> [Data excerpt]:
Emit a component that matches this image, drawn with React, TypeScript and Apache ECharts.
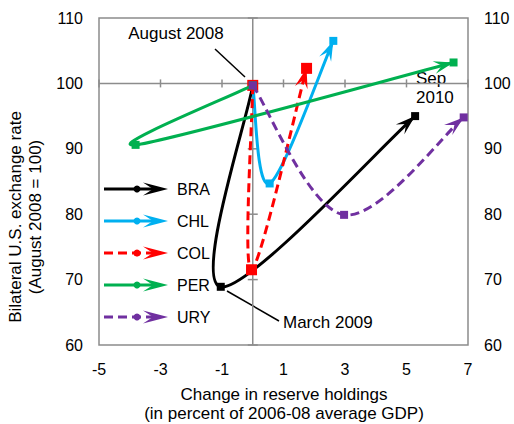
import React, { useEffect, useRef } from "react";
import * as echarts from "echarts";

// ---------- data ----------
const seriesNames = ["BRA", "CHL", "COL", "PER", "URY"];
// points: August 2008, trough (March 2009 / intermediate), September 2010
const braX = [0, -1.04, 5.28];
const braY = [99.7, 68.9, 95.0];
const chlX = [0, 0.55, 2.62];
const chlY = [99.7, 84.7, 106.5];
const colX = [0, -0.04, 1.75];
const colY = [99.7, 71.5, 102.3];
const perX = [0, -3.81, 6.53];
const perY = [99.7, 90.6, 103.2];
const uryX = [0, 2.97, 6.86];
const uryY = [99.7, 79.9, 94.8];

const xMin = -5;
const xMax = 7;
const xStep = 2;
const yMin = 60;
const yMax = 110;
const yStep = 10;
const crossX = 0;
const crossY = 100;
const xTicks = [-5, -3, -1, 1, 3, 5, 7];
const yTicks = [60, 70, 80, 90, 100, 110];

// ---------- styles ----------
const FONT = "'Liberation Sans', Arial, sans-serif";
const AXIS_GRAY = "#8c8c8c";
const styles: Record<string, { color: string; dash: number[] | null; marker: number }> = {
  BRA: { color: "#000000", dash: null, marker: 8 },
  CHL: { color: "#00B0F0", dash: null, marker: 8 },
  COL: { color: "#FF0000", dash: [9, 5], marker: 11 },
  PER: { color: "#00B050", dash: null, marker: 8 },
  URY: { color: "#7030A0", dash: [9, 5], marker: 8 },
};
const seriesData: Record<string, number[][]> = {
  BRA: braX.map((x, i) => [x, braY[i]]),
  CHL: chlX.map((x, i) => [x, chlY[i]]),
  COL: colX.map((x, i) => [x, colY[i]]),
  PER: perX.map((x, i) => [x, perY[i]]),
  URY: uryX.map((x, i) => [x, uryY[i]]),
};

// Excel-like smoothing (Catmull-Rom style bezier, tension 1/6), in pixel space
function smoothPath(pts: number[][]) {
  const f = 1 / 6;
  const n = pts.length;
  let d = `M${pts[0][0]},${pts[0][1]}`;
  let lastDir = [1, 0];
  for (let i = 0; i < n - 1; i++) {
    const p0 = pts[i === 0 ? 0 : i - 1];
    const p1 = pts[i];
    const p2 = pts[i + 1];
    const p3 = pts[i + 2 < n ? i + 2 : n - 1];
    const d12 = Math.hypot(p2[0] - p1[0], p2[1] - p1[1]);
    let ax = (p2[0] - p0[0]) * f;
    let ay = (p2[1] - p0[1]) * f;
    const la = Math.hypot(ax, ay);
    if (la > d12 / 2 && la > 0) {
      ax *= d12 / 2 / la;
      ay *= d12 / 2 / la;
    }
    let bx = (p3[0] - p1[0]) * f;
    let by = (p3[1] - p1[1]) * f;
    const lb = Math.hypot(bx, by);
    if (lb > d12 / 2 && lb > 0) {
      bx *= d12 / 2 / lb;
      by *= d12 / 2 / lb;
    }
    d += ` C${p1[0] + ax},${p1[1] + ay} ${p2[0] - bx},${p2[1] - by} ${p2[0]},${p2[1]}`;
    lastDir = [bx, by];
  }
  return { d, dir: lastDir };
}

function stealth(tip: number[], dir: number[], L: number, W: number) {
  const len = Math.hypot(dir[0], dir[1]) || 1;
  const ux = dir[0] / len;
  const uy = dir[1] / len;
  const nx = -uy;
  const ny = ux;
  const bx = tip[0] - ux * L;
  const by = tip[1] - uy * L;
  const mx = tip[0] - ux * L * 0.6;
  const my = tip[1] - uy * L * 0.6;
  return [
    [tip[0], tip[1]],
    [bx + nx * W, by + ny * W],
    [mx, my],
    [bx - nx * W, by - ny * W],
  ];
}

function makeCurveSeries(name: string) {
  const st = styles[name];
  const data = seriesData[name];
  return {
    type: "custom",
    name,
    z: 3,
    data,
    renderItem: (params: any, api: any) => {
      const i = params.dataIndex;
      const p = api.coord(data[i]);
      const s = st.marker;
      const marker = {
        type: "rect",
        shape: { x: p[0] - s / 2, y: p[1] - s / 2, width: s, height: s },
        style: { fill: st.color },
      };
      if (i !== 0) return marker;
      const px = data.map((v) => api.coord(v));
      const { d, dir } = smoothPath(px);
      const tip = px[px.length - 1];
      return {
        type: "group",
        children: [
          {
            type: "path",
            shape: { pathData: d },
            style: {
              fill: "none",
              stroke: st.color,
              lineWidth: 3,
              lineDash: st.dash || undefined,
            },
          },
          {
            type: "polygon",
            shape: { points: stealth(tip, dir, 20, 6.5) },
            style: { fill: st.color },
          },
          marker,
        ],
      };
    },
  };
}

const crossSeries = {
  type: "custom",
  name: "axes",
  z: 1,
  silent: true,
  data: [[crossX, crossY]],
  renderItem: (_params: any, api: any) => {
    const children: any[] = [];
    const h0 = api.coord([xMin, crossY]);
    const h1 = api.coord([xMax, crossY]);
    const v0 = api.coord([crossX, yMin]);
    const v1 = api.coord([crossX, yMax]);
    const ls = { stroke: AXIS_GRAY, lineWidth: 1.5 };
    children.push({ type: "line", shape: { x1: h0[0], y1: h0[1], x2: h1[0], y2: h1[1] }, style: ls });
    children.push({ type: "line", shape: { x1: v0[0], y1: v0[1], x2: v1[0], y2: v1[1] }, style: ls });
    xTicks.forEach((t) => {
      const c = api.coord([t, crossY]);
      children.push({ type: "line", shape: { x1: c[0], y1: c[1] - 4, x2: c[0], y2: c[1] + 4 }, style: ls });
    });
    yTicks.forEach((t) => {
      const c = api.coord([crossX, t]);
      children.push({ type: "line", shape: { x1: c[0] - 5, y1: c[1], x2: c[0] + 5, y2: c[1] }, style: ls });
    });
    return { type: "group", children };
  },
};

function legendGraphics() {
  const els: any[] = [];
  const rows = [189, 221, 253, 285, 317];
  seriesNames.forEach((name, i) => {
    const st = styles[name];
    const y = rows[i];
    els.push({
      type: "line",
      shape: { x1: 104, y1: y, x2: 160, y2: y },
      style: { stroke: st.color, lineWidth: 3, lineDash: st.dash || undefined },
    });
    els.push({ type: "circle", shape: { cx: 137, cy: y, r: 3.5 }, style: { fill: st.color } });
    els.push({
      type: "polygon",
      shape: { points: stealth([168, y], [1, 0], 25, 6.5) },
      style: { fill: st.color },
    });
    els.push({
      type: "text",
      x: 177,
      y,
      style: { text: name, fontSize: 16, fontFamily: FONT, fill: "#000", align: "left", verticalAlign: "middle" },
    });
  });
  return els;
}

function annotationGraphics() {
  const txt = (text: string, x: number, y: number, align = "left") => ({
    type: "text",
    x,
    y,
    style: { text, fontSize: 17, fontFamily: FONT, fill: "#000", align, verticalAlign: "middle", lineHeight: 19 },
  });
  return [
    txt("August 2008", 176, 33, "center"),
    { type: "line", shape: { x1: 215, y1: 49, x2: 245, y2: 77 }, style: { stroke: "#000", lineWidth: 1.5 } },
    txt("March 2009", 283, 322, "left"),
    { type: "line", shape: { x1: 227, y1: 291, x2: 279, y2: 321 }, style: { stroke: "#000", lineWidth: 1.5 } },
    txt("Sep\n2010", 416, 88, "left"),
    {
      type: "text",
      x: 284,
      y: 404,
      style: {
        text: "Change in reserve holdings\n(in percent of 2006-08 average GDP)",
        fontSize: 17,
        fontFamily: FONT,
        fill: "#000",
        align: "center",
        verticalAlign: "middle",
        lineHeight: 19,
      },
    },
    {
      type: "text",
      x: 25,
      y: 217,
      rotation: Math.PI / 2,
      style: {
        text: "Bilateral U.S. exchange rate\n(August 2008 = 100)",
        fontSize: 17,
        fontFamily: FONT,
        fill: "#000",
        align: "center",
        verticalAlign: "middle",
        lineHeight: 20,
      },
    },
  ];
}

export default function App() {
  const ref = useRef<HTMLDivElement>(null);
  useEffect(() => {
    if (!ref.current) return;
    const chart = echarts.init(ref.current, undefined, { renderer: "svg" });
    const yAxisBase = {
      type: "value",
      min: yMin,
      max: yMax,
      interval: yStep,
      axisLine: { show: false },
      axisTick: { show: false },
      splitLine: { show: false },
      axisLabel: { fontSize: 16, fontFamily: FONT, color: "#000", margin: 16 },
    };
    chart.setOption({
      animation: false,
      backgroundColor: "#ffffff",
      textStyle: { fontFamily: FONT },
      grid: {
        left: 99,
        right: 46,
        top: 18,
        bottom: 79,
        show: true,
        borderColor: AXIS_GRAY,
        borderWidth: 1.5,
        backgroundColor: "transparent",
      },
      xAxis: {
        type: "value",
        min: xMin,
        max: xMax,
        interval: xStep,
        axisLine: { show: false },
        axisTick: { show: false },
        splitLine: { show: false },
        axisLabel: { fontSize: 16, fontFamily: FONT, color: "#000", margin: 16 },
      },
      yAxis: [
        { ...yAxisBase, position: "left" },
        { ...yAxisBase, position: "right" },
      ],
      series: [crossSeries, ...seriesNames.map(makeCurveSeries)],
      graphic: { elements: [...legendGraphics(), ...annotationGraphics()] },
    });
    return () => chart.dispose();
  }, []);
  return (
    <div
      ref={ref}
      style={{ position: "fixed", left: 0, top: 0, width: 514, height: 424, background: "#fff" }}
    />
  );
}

> [Task description]: Restate the data word for word from its first line through the line with "const yTicks = [60, 70, 80, 90, 100, 110];", leaving out any picture along the way.

> [Solved problem]:
Emit a component that matches this image, drawn with React, TypeScript and Apache ECharts.
import React, { useEffect, useRef } from "react";
import * as echarts from "echarts";

// ---------- data ----------
const seriesNames = ["BRA", "CHL", "COL", "PER", "URY"];
// points: August 2008, trough (March 2009 / intermediate), September 2010
const braX = [0, -1.04, 5.28];
const braY = [99.7, 68.9, 95.0];
const chlX = [0, 0.55, 2.62];
const chlY = [99.7, 84.7, 106.5];
const colX = [0, -0.04, 1.75];
const colY = [99.7, 71.5, 102.3];
const perX = [0, -3.81, 6.53];
const perY = [99.7, 90.6, 103.2];
const uryX = [0, 2.97, 6.86];
const uryY = [99.7, 79.9, 94.8];

const xMin = -5;
const xMax = 7;
const xStep = 2;
const yMin = 60;
const yMax = 110;
const yStep = 10;
const crossX = 0;
const crossY = 100;
const xTicks = [-5, -3, -1, 1, 3, 5, 7];
const yTicks = [60, 70, 80, 90, 100, 110];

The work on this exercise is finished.